With 23 service vessels and over 60 divers, the new enlarged grouping becomes the second biggest aquaculture support organisation in Norway, and the country’s largest diving operation.


Norway’s growing aquaculture industry sees Saab Seaeye robotic vehicles taking on an extended role. (Photo by Tom Lysø.)

Ola Krylstad, managing director of KB Dykk, said he chose his Falcons, the world’s top selling robotic vehicle in its class, because, “We heard very good things about the Falcon”.

He particularly likes that it is easy to maintain, and with no thruster shaft seals to service or inspect it is ideal for aquaculture operations.

He also welcomes the added diver safety and efficiency the Falcon brings to diving operations.

It can reduce dive time and improve safety by pinpointing and examining locations of interest before the diver goes down, then during the diving operation, keep a watchful eye – and save more dive time by transporting tools and parts back and forth. 



Falcon, the world-leading robotic system of its class, can be fitted with various tooling skids ready to undertake a wide range of tasks.

Importantly, the Falcon can go places too hazardous for divers, where the depth of water and strength of current are too dangerous for them to operate.

Along with diver support, Ola Krylstad explains that his 300m and 1000m depth rated Falcons undertake a range of tasks including inspecting nets, moorings and floats.

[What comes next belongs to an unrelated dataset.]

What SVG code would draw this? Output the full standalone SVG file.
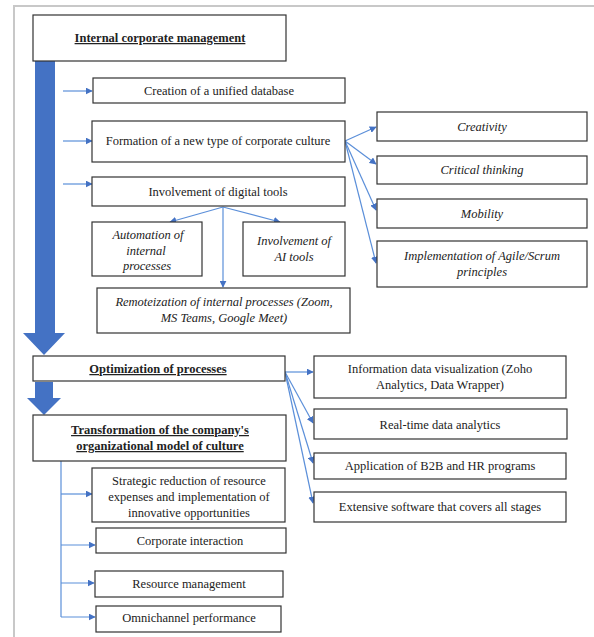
<svg xmlns="http://www.w3.org/2000/svg" width="594" height="637" viewBox="0 0 594 637">
<defs>
<marker id="ah" viewBox="0 0 10 10" refX="9" refY="5" markerWidth="7" markerHeight="7" orient="auto" markerUnits="userSpaceOnUse">
<path d="M0,0 L10,5 L0,10 z" fill="#4472C4"/>
</marker>
<style>
.box{fill:#fff;stroke:#333;stroke-width:1.2}
.t{font-family:"Liberation Serif","Times New Roman",serif;font-size:12.5px;fill:#222;text-anchor:middle}
.i{font-style:italic}
.b{font-weight:bold;text-decoration:underline}
.c{fill:none;stroke:#5B8FD9;stroke-width:1.2;marker-end:url(#ah)}
.cl{fill:none;stroke:#5B8FD9;stroke-width:1.2}
.big{fill:#4472C4}
</style>
</defs>
<rect width="594" height="637" fill="#fff"/>
<path d="M14,637 V6 H594" fill="none" stroke="#c8c8c8" stroke-width="2"/>

<g id="bigarrows">
<polygon class="big" points="35,61 55,61 55,333 65,333 44,355 23,333 35,333"/>
<polygon class="big" points="35,382 53,382 53,398 61,398 44,415 27,398 35,398"/>
</g>

<g id="connectors">
<line class="c" x1="63" y1="91" x2="92" y2="91"/>
<line class="c" x1="63" y1="141" x2="92" y2="141"/>
<line class="c" x1="63" y1="184" x2="92" y2="184"/>
<line class="c" x1="223" y1="207" x2="170" y2="222"/>
<line class="c" x1="223" y1="207" x2="280" y2="222"/>
<line class="c" x1="223" y1="207" x2="223" y2="287"/>
<line class="c" x1="345" y1="141" x2="376" y2="127"/>
<line class="c" x1="345" y1="141" x2="376" y2="164"/>
<line class="c" x1="345" y1="141" x2="376" y2="210"/>
<line class="c" x1="345" y1="141" x2="376" y2="263"/>
<line class="c" x1="285" y1="372" x2="313" y2="372"/>
<line class="c" x1="285" y1="372" x2="313" y2="423"/>
<line class="c" x1="285" y1="372" x2="313" y2="463"/>
<line class="c" x1="285" y1="372" x2="313" y2="503"/>
<line class="cl" x1="61" y1="461" x2="61" y2="617"/>
<line class="c" x1="61" y1="494" x2="92" y2="494"/>
<line class="c" x1="61" y1="545" x2="95" y2="545"/>
<line class="c" x1="61" y1="583" x2="94" y2="583"/>
<line class="c" x1="61" y1="617" x2="95" y2="617"/>
</g>

<g id="n-internal"><rect class="box" x="33" y="15" width="253" height="46"/><text class="t b" x="160" y="42">Internal corporate management</text></g>
<g id="n-creation"><rect class="box" x="93" y="78" width="252" height="25"/><text class="t" x="219" y="95">Creation of a unified database</text></g>
<g id="n-formation"><rect class="box" x="92" y="121" width="253" height="41"/><text class="t" x="218" y="145">Formation of a new type of corporate culture</text></g>
<g id="n-digital"><rect class="box" x="92" y="177" width="253" height="29"/><text class="t" x="218" y="196">Involvement of digital tools</text></g>
<g id="n-automation"><rect class="box" x="92" y="222" width="110" height="54"/><text class="t i" x="148" y="239">Automation of</text><text class="t i" x="146" y="255">internal</text><text class="t i" x="147" y="270">processes</text></g>
<g id="n-ai"><rect class="box" x="243" y="222" width="102" height="54"/><text class="t i" x="294" y="245">Involvement of</text><text class="t i" x="294" y="261">AI tools</text></g>
<g id="n-remote"><rect class="box" x="97" y="288" width="253" height="45"/><text class="t i" x="224" y="306">Remoteization of internal processes (Zoom,</text><text class="t i" x="224" y="322">MS Teams, Google Meet)</text></g>
<g id="n-creativity"><rect class="box" x="377" y="112" width="210" height="29"/><text class="t i" x="482" y="131">Creativity</text></g>
<g id="n-critical"><rect class="box" x="377" y="156" width="210" height="28"/><text class="t i" x="482" y="174">Critical thinking</text></g>
<g id="n-mobility"><rect class="box" x="377" y="199" width="210" height="29"/><text class="t i" x="482" y="218">Mobility</text></g>
<g id="n-agile"><rect class="box" x="377" y="241" width="210" height="46"/><text class="t i" x="482" y="260">Implementation of Agile/Scrum</text><text class="t i" x="482" y="276">principles</text></g>
<g id="n-optimization"><rect class="box" x="33" y="356" width="252" height="25"/><text class="t b" x="158" y="373">Optimization of processes</text></g>
<g id="n-infovis"><rect class="box" x="314" y="356" width="252" height="42"/><text class="t" x="440" y="373">Information data visualization (Zoho</text><text class="t" x="440" y="389">Analytics, Data Wrapper)</text></g>
<g id="n-realtime"><rect class="box" x="314" y="409" width="253" height="30"/><text class="t" x="440" y="429">Real-time data analytics</text></g>
<g id="n-b2b"><rect class="box" x="314" y="453" width="252" height="26"/><text class="t" x="440" y="470">Application of B2B and HR programs</text></g>
<g id="n-extensive"><rect class="box" x="314" y="492" width="252" height="30"/><text class="t" x="440" y="511">Extensive software that covers all stages</text></g>
<g id="n-transformation"><rect class="box" x="33" y="415" width="253" height="46"/><text class="t b" x="160" y="434">Transformation of the company's</text><text class="t b" x="160" y="450">organizational model of culture</text></g>
<g id="n-strategic"><rect class="box" x="92" y="468" width="193" height="54"/><text class="t" x="189" y="485">Strategic reduction of resource</text><text class="t" x="189" y="501">expenses and implementation  of</text><text class="t" x="189" y="517">innovative opportunities</text></g>
<g id="n-corporate"><rect class="box" x="96" y="528" width="190" height="25"/><text class="t" x="190" y="545">Corporate interaction</text></g>
<g id="n-resource"><rect class="box" x="95" y="571" width="188" height="26"/><text class="t" x="189" y="588">Resource management</text></g>
<g id="n-omni"><rect class="box" x="96" y="606" width="185" height="26"/><text class="t" x="189" y="622">Omnichannel performance</text></g>
</svg>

Having operated in the aquaculture sector for 12 years, the Falcon is renowned for its reliability and an intelligent control system that makes ‘plug and play’ configuration easy for undertaking a wide range of tasks.

This intelligent control, matched with its five powerful thrusters, brings precise manoeuvrability along with an ability to hold steady in turbulent waters and strong currents whilst undertaking delicate or robust tasks around nets and moorings.